The History Trail is an easy and enjoyable way to discover more about Teignmouth and a map is available from the excellent Teignmouth and Shaldon Museum in French Street.

The trail starts at one of the town’s two parish churches, St Michael’s on Den Promenade.

Some 200 yards offshore lies the Church Rocks Wreck - a late 16th century armed cargo vessel, believed to be Venetian, discovered by a 13-year-old local boy in 1975. Several artefacts can be seen in the museum.

Further along the promenade is the 600ft pier, built in 1865 for £8,000 and enlarged 25 years later to accommodate a new landing stage for pleasure craft and a ballroom that was demolished in 1975.
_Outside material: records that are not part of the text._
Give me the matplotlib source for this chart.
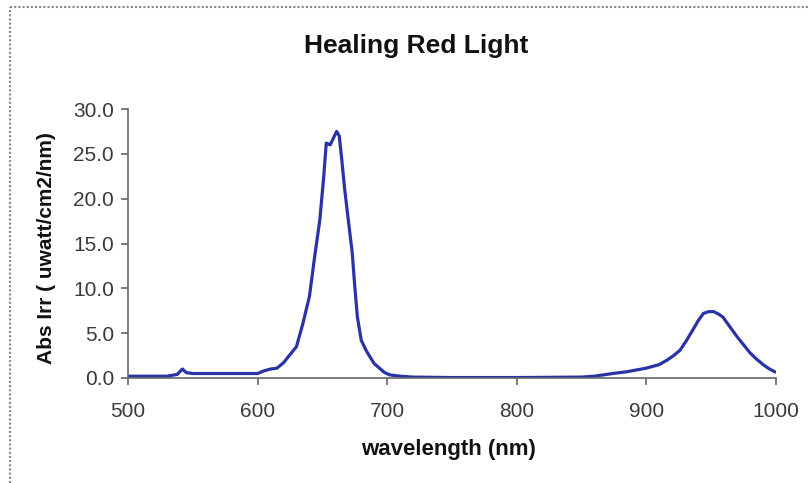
import matplotlib
matplotlib.use("Agg")
import matplotlib.pyplot as plt
from matplotlib.lines import Line2D

plt.rcParams['font.family'] = ['Liberation Sans', 'DejaVu Sans']

# spectrum
wavelength = [500, 510, 520, 530, 538, 542, 545, 550, 560, 570, 580, 590,
              600, 605, 610, 615, 620, 625, 630, 635, 640, 644, 648, 651,
              653, 656, 658, 661, 663, 665, 667, 670, 673, 675, 677, 680,
              684, 687, 690, 694, 698, 702, 710, 720, 750, 800, 850, 860,
              874, 885, 900, 910, 916, 921, 926, 931, 936, 940, 944, 948,
              952, 956, 959, 964, 970, 975, 980, 985, 990, 995, 999]
irradiance = [0.2, 0.2, 0.2, 0.2, 0.4, 1.0, 0.6, 0.5, 0.5, 0.5, 0.5, 0.5,
              0.5, 0.8, 1.0, 1.1, 1.7, 2.6, 3.5, 6.1, 9.1, 13.5, 17.6, 22.4,
              26.2, 26.0, 26.6, 27.5, 27.0, 24.3, 21.3, 17.6, 14.0, 10.2, 6.8, 4.2,
              3.0, 2.3, 1.6, 1.1, 0.6, 0.35, 0.2, 0.1, 0.05, 0.05, 0.1, 0.2,
              0.5, 0.7, 1.1, 1.5, 2.0, 2.5, 3.1, 4.2, 5.4, 6.4, 7.2, 7.4,
              7.4, 7.1, 6.8, 5.8, 4.6, 3.7, 2.8, 2.1, 1.5, 1.0, 0.7]
xticks = [500, 600, 700, 800, 900, 1000]
yticks = [0, 5, 10, 15, 20, 25, 30]

fig = plt.figure(figsize=(8.09, 4.83), dpi=100)
ax = fig.add_axes([0.1582, 0.2174, 0.801, 0.5569])

ax.plot(wavelength, irradiance, color='#2a33a6', lw=2.3)

ax.set_xlim(500, 1000)
ax.set_ylim(0, 30)
ax.set_xticks(xticks)
ax.set_yticks(yticks)
ax.set_yticklabels(['%.1f' % t for t in yticks])
for s in ['top', 'right']:
    ax.spines[s].set_visible(False)
for s in ['left', 'bottom']:
    ax.spines[s].set_color('#666666')
    ax.spines[s].set_linewidth(1.2)
ax.tick_params(colors='#666666', labelcolor='#3a3a3a', labelsize=15,
               length=5, width=1.2)
ax.tick_params(axis='x', pad=12)
ax.tick_params(axis='y', pad=5)

fig.text(0.514, 0.905, 'Healing Red Light', ha='center', va='center',
         fontsize=19, fontweight='bold', color='#111111')
fig.text(0.555, 0.07, 'wavelength (nm)', ha='center', va='center',
         fontsize=16, fontweight='bold', color='#111111')
fig.text(0.0575, 0.4865, 'Abs Irr ( uwatt/cm2/nm)', ha='center', va='center',
         rotation=90, fontsize=15, fontweight='bold', color='#111111')

# chart area border (only top and left visible in the crop)
bx = 10 / 809
by = 1 - 7 / 483
fig.add_artist(Line2D([bx, bx], [0, by], transform=fig.transFigure,
                      color='#888888', lw=1.5, ls=(0, (1, 1))))
fig.add_artist(Line2D([bx, 1], [by, by], transform=fig.transFigure,
                      color='#888888', lw=1.5, ls=(0, (1, 1))))

fig.savefig('out.png', dpi=100)
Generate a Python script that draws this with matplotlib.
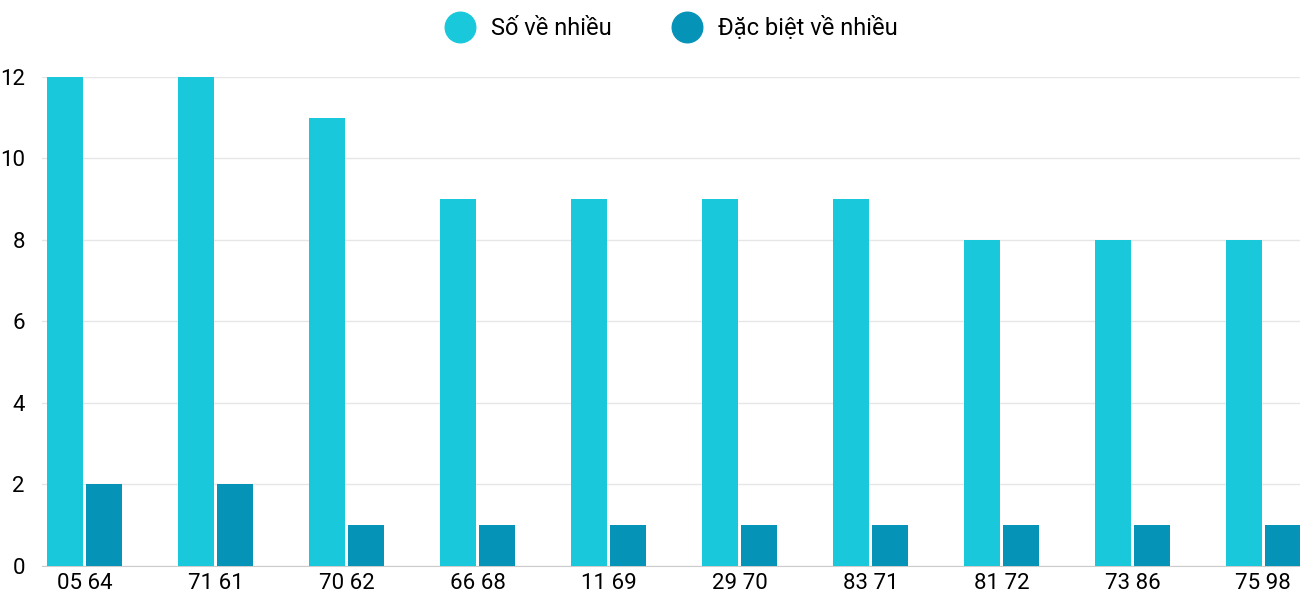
import matplotlib
matplotlib.use("Agg")
import matplotlib.pyplot as plt
from matplotlib.lines import Line2D
import numpy as np

plt.rcParams['font.family'] = ['Roboto', 'DejaVu Sans']

categories = ["05 64", "71 61", "70 62", "66 68", "11 69", "29 70", "83 71", "81 72", "73 86", "75 98"]
so_ve_nhieu = [12, 12, 11, 9, 9, 9, 9, 8, 8, 8]
dac_biet = [2, 2, 1, 1, 1, 1, 1, 1, 1, 1]
c1, c2 = "#1AC8DB", "#0693B8"

fig = plt.figure(figsize=(13, 6), dpi=100)
ax = fig.add_axes([0.032, 0.057, 0.968, 0.815])
x = np.arange(len(categories))
w = 0.275
ax.bar(x - 0.15, so_ve_nhieu, w, color=c1, zorder=3)
ax.bar(x + 0.15, dac_biet, w, color=c2, zorder=3)
ax.set_xlim(-0.33, 9.28)
ax.set_ylim(0, 12)
ax.set_yticks(range(0, 13, 2))
ax.set_xticks(x)
ax.set_xticklabels(categories)
ax.tick_params(axis='both', length=0, labelsize=16, colors='black')
ax.tick_params(axis='y', pad=12)
ax.tick_params(axis='x', pad=5)
ax.grid(axis='y', color='#e6e6e6', linewidth=1, zorder=0)
for s in ['left', 'right', 'top']:
    ax.spines[s].set_visible(False)
ax.spines['bottom'].set_color('#cccccc')
handles = [Line2D([], [], marker='o', linestyle='', markersize=22, color=c1),
           Line2D([], [], marker='o', linestyle='', markersize=22, color=c2)]
fig.legend(handles, ["Số về nhiều", "Đặc biệt về nhiều"], loc='center', bbox_to_anchor=(0.513, 0.953),
           ncol=2, frameon=False, fontsize=17, handletextpad=0.3, columnspacing=2.2)
fig.savefig("out.png", dpi=100)
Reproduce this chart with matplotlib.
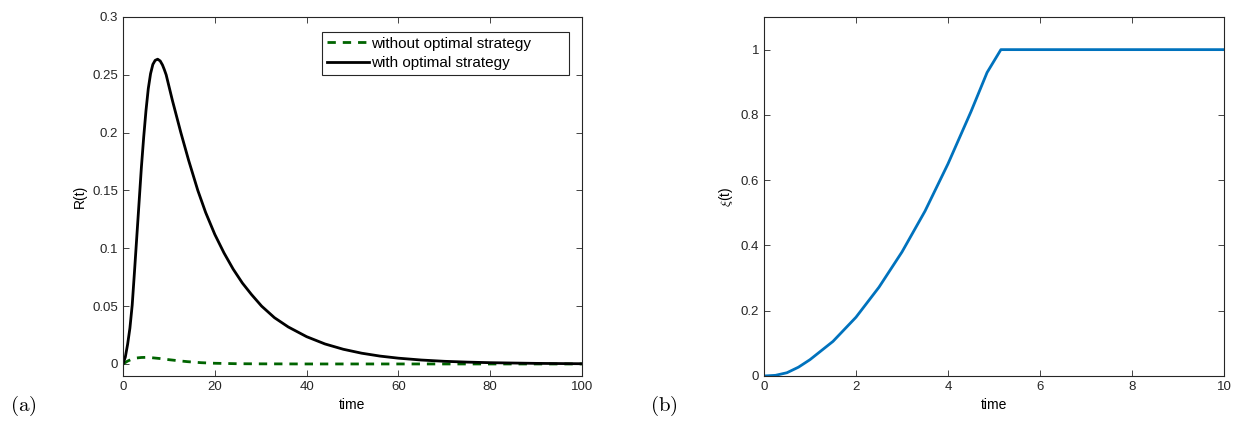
#!/usr/bin/python
"""Optimal strategy: R(t) with/without control and control xi(t)"""

import matplotlib
matplotlib.use("Agg")
import matplotlib.pyplot as plt

plt.rcParams['font.family'] = ['Liberation Sans', 'DejaVu Sans']
plt.rcParams['mathtext.fontset'] = 'cm'

# R(t) with optimal strategy
t_with = [0, 0.5, 1.0, 1.5, 2.0, 2.5, 3.0, 3.5, 4.0, 4.5, 5.0, 5.5, 6.0, 6.5,
          7.0, 7.55, 8.1, 8.6, 9.0, 9.4, 10.75, 12.6, 14.3, 16.3, 18.0, 20.0,
          22.0, 24.0, 26.0, 28.0, 30.2, 33.0, 36.0, 40.0, 44.0, 48.0, 52.0,
          56.0, 60.0, 65.0, 70.0, 75.0, 80.0, 90.0, 100.0]
r_with = [0, 0.006, 0.017, 0.031, 0.051, 0.080, 0.110, 0.140, 0.170, 0.196,
          0.219, 0.238, 0.251, 0.259, 0.2625, 0.2635, 0.262, 0.2585, 0.2545,
          0.250, 0.228, 0.200, 0.176, 0.150, 0.131, 0.112, 0.096, 0.082,
          0.070, 0.060, 0.050, 0.040, 0.032, 0.0236, 0.0173, 0.0127, 0.0093,
          0.0068, 0.005, 0.0034, 0.0023, 0.0016, 0.0011, 0.0005, 0.0002]

# R(t) without optimal strategy
t_without = [0, 1, 2, 3, 4, 5, 6, 8, 10, 12, 14, 17, 20, 25, 30, 40, 100]
r_without = [0, 0.0025, 0.0042, 0.0052, 0.0056, 0.0057, 0.0055, 0.0047,
             0.0037, 0.0028, 0.002, 0.0011, 0.0006, 0.0002, 0.0001, 0.0, 0.0]

# control xi(t)
t_xi = [0, 0.25, 0.5, 0.75, 1.0, 1.5, 2.0, 2.5, 3.0, 3.5, 4.0, 4.5, 4.85,
        5.15, 10.0]
xi = [0, 0.002, 0.010, 0.027, 0.050, 0.106, 0.180, 0.272, 0.380, 0.505,
      0.650, 0.810, 0.930, 1.0, 1.0]

fig = plt.figure(figsize=(12.34, 4.26), dpi=100)
ax1 = fig.add_axes([0.0997, 0.1174, 0.3719, 0.8427])
ax2 = fig.add_axes([0.6191, 0.1174, 0.3728, 0.8427])

ax1.plot(t_without, r_without, '--', color='#006400', lw=2.0,
         dashes=(3, 2.5), label='without optimal strategy')
ax1.plot(t_with, r_with, '-', color='black', lw=2.0,
         solid_joinstyle='round', label='with optimal strategy')
ax1.set_xlim(0, 100)
ax1.set_ylim(-0.0104, 0.3)
ax1.set_xticks([0, 20, 40, 60, 80, 100])
ax1.set_yticks([0, 0.05, 0.1, 0.15, 0.2, 0.25, 0.3])
ax1.set_yticklabels(['0', '0.05', '0.1', '0.15', '0.2', '0.25', '0.3'])
ax1.set_xlabel('time', fontsize=10)
ax1.set_ylabel('R(t)', fontsize=10)
leg = ax1.legend(loc='upper left', bbox_to_anchor=(0.4336, 0.0, 0.5384, 0.958),
                 mode='expand', fontsize=11, fancybox=False, framealpha=1,
                 edgecolor='#262626', handlelength=2.8, handletextpad=0.1,
                 borderpad=0.3, labelspacing=0.35, borderaxespad=0)
leg.get_frame().set_linewidth(0.8)

ax2.plot(t_xi, xi, '-', color='#0072BD', lw=2.0, solid_joinstyle='round')
ax2.set_xlim(0, 10)
ax2.set_ylim(0, 1.1)
ax2.set_xticks([0, 2, 4, 6, 8, 10])
ax2.set_yticks([0, 0.2, 0.4, 0.6, 0.8, 1])
ax2.set_yticklabels(['0', '0.2', '0.4', '0.6', '0.8', '1'])
ax2.set_xlabel('time', fontsize=10)
ax2.set_ylabel(r'$\xi$(t)', fontsize=10)

for ax in (ax1, ax2):
    ax.tick_params(direction='in', top=True, right=True, labelsize=9.5,
                   length=4, width=0.6, colors='#262626')
    for s in ax.spines.values():
        s.set_linewidth(0.8)
        s.set_color('#262626')

fig.text(0.008, 0.035, r'$\mathrm{(a)}$', fontsize=15)
fig.text(0.527, 0.035, r'$\mathrm{(b)}$', fontsize=15)

plt.savefig('out.png', dpi=100)
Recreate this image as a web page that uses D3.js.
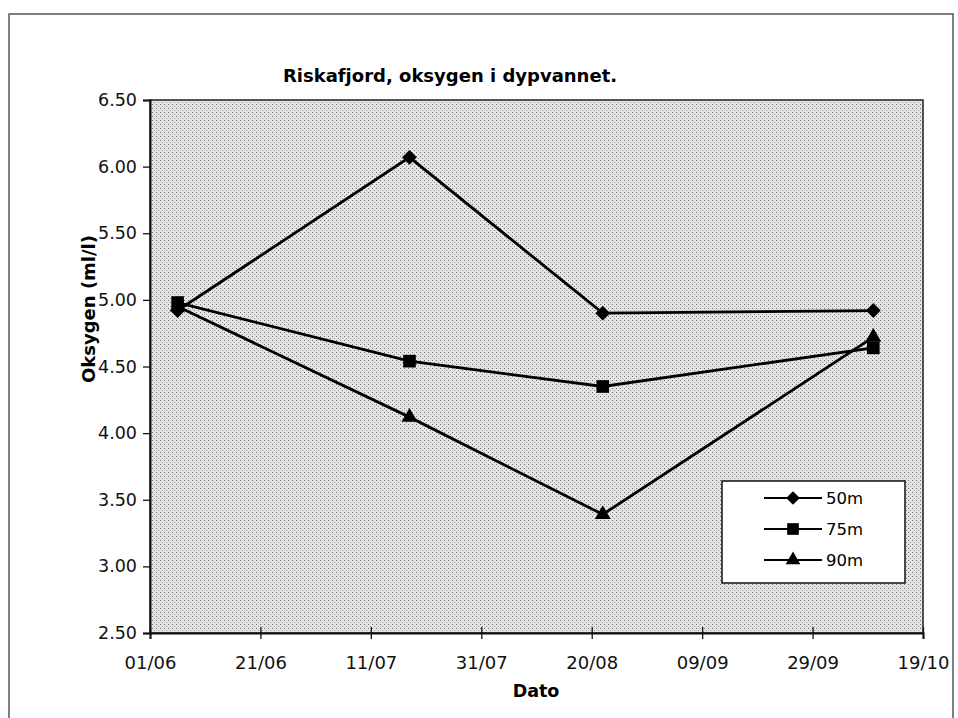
<!DOCTYPE html>
<html>
<head>
<meta charset="utf-8">
<script src="https://cdn.jsdelivr.net/npm/d3@7"></script>
<style>
  body { margin: 0; background: #fff; }
  svg { display: block; font-family: "DejaVu Sans", sans-serif; }
</style>
</head>
<body>
<svg width="958" height="718"></svg>
<script>
// data
var dates = ["1996-06-06", "1996-07-18", "1996-08-22", "1996-10-10"];
var o50 = [4.92, 6.07, 4.90, 4.92];
var o75 = [4.98, 4.54, 4.35, 4.64];
var o90 = [4.95, 4.12, 3.39, 4.72];
var seriesNames = ["50m", "75m", "90m"];
var xTickLabels = ["01/06", "21/06", "11/07", "31/07", "20/08", "09/09", "29/09", "19/10"];
var yTicks = [2.5, 3.0, 3.5, 4.0, 4.5, 5.0, 5.5, 6.0, 6.5];

var svg = d3.select("svg"),
  plotL = 150, plotR = 923, plotT = 100, plotB = 633;

var parse = d3.timeParse("%Y-%m-%d");
var tickDates = xTickLabels.map(function (s) {
  var p = s.split("/");
  return new Date(1996, +p[1] - 1, +p[0]);
});

var x = d3.scaleTime()
  .domain([tickDates[0], tickDates[tickDates.length - 1]])
  .range([plotL, plotR]);
var y = d3.scaleLinear().domain([2.5, 6.5]).range([plotB, plotT]);

// halftone look of the plot area
var defs = svg.append("defs");
var pat = defs.append("pattern")
  .attr("id", "dots")
  .attr("patternUnits", "userSpaceOnUse")
  .attr("width", 4).attr("height", 4);
pat.append("rect").attr("width", 4).attr("height", 4).attr("fill", "#e4e4e4");
pat.append("rect").attr("x", 0).attr("y", 0).attr("width", 1).attr("height", 1).attr("fill", "#707070");
pat.append("rect").attr("x", 2).attr("y", 2).attr("width", 1).attr("height", 1).attr("fill", "#959595");

// outer frame
svg.append("rect")
  .attr("x", 9).attr("y", 14).attr("width", 944).attr("height", 720)
  .attr("fill", "none").attr("stroke", "#555").attr("stroke-width", 1.5);

svg.append("rect")
  .attr("x", plotL).attr("y", plotT)
  .attr("width", plotR - plotL).attr("height", plotB - plotT)
  .attr("fill", "url(#dots)")
  .attr("stroke", "#222").attr("stroke-width", 1.5);

// title
svg.append("text")
  .attr("x", 450).attr("y", 82)
  .attr("text-anchor", "middle")
  .attr("font-weight", "bold")
  .attr("font-size", 18)
  .text("Riskafjord, oksygen i dypvannet.");

// axes
var yAxis = svg.append("g")
  .attr("transform", "translate(" + plotL + ",0)")
  .call(d3.axisLeft(y).tickValues(yTicks).tickSize(7).tickPadding(6).tickFormat(d3.format(".2f")));
yAxis.attr("font-family", null).attr("font-size", null);
yAxis.select(".domain").attr("stroke", "#111").attr("stroke-width", 2);
yAxis.selectAll("text").attr("font-size", 17.5).attr("fill", "#111");
yAxis.selectAll(".tick line").attr("stroke", "#111").attr("stroke-width", 1.3);

var xAxis = svg.append("g")
  .attr("transform", "translate(0," + plotB + ")")
  .call(d3.axisBottom(x).tickValues(tickDates).tickSize(6).tickPadding(17)
    .tickFormat(function (d, i) { return xTickLabels[i]; }));
xAxis.attr("font-family", null).attr("font-size", null);
xAxis.select(".domain").attr("stroke", "#111").attr("stroke-width", 2);
xAxis.selectAll("text").attr("font-size", 18).attr("fill", "#111");
xAxis.selectAll(".tick line").attr("y1", -6).attr("y2", 6).attr("stroke", "#111").attr("stroke-width", 1.3);

svg.append("text")
  .attr("x", 536).attr("y", 697)
  .attr("text-anchor", "middle")
  .attr("font-weight", "bold").attr("font-size", 17.5)
  .text("Dato");

svg.append("text")
  .attr("transform", "translate(95,309) rotate(-90)")
  .attr("text-anchor", "middle")
  .attr("font-weight", "bold").attr("font-size", 18)
  .text("Oksygen (ml/l)");

// series
var symbols = [d3.symbolSquare, d3.symbolSquare, d3.symbolTriangle];
var rotations = [45, 0, 0];
var sizes = [110, 160, 110];
var allSeries = [o50, o75, o90];

var line = d3.line()
  .x(function (d) { return x(d.date); })
  .y(function (d) { return y(d.v); });

allSeries.forEach(function (vals, k) {
  var pts = vals.map(function (v, i) { return { date: parse(dates[i]), v: v }; });
  svg.append("path")
    .datum(pts)
    .attr("fill", "none")
    .attr("stroke", "#000")
    .attr("stroke-width", 2.8)
    .attr("d", line);
  svg.selectAll(".m" + k)
    .data(pts)
    .enter()
    .append("path")
    .attr("class", "m" + k)
    .attr("transform", function (d) {
      return "translate(" + x(d.date) + "," + y(d.v) + ") rotate(" + rotations[k] + ")";
    })
    .attr("d", d3.symbol().type(symbols[k]).size(sizes[k]))
    .attr("fill", "#000");
});

// legend
var lg = svg.append("g").attr("transform", "translate(722,481)");
lg.append("rect")
  .attr("width", 183).attr("height", 102)
  .attr("fill", "#fff").attr("stroke", "#111").attr("stroke-width", 1.5);
seriesNames.forEach(function (name, k) {
  var yy = 17 + k * 31;
  lg.append("line")
    .attr("x1", 42).attr("x2", 100).attr("y1", yy).attr("y2", yy)
    .attr("stroke", "#000").attr("stroke-width", 2);
  lg.append("path")
    .attr("transform", "translate(71," + yy + ") rotate(" + rotations[k] + ")")
    .attr("d", d3.symbol().type(symbols[k]).size(sizes[k] * 0.85))
    .attr("fill", "#000");
  lg.append("text")
    .attr("x", 104).attr("y", yy + 6)
    .attr("font-size", 16.5)
    .text(name);
});
</script>
</body>
</html>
Looking back across the Den you will see the Royal Court Apartments, formerly the Royal Hotel where The Beatles stayed in 1967 while filming The Magical Mystery Tour.

The Den, scene of that Muse concert, features many activities for youngsters and there is a lot going on here at the moment, including a Punch and Judy Show and a free pop-up art gallery.

At the end of the promenade is the South Devon’s first lifeboat station, built in 1845, and now home to the inshore lifeboat.

On your right Morgan’s Quay Flats are on the site of the Morgan Giles Shipyard, famous worldwide for building luxury yachts and motor cruisers.

Head towards the Shaldon ferry and turn right along the back beach to the New Quay Inn, formerly The Newfoundland Fishery - a reminder that, as early as the 16th century local fishermen crossed the North Atlantic to fish for cod off Newfoundland.

At the rear of the inn you'll find a board displaying John Keats’ poem, Teignmouth. The poet stayed in Northumberland Place when visiting his brothers George and Tom in 1818.

Another nearby 16th century inn, the Jolly Sailor, was originally The Ferry Boat as the ferry once ran from here.

The walk ends at the former home of one of the nation’s greatest marine artists, Thomas Luny (1759-1837) whose work can be viewed in the museum.